Sep 24, 2022 - Energy & Environment

540,000 lose power as Fiona makes landfall in Canada


Hurricane-strength Fiona made landfall in Nova Scotia early Saturday and knocked out power for hundreds of thousands in eastern Canada.

Driving the news: More than 540,000 outages were reported in Atlantic Canada, according to utility tracker Almost all of Prince Edward Island's 86,000 customers are among the outages.

  • Fiona, now considered a post-tropical cyclone, is a "historic, extreme event" for Atlantic Canada, said Bob Robichaud, a warning preparedness meteorologist with the Canadian Hurricane Centre.

Threat level: Fiona had maximum sustained winds of 85 mph — the same power of a Category 1 hurricane — Saturday morning, with its center over the Gulf of St. Lawrence after crossing Nova Scotia, the National Hurricane Center said.

  • It had previously hammered Puerto Rico and the Dominican Republic earlier this week, leaving millions of people on the islands without power and causing at least five deaths.

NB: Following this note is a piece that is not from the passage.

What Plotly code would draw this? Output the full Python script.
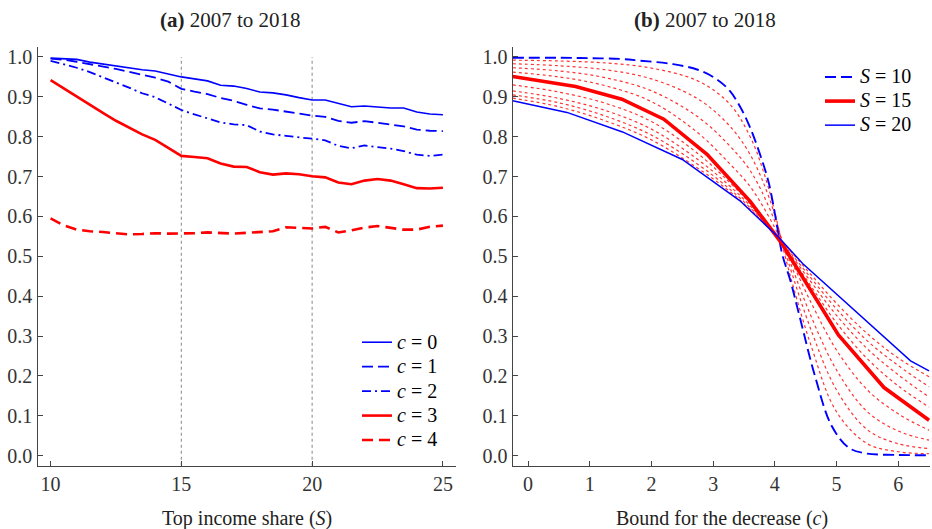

What they're saying: "Across the province, we're hearing reports of damaged trees and power lines as the storm continues to pass through," the Nova Scotia Emergency Management Office tweeted.

  • Cape Breton's Regional Municipality Mayor and Council have declared a State of Local Emergency.

Context: Hurricanes are becoming more intense and damaging from human-caused climate change and global warming, enabling them to shed heavier amounts of rainfall and stay stronger further north.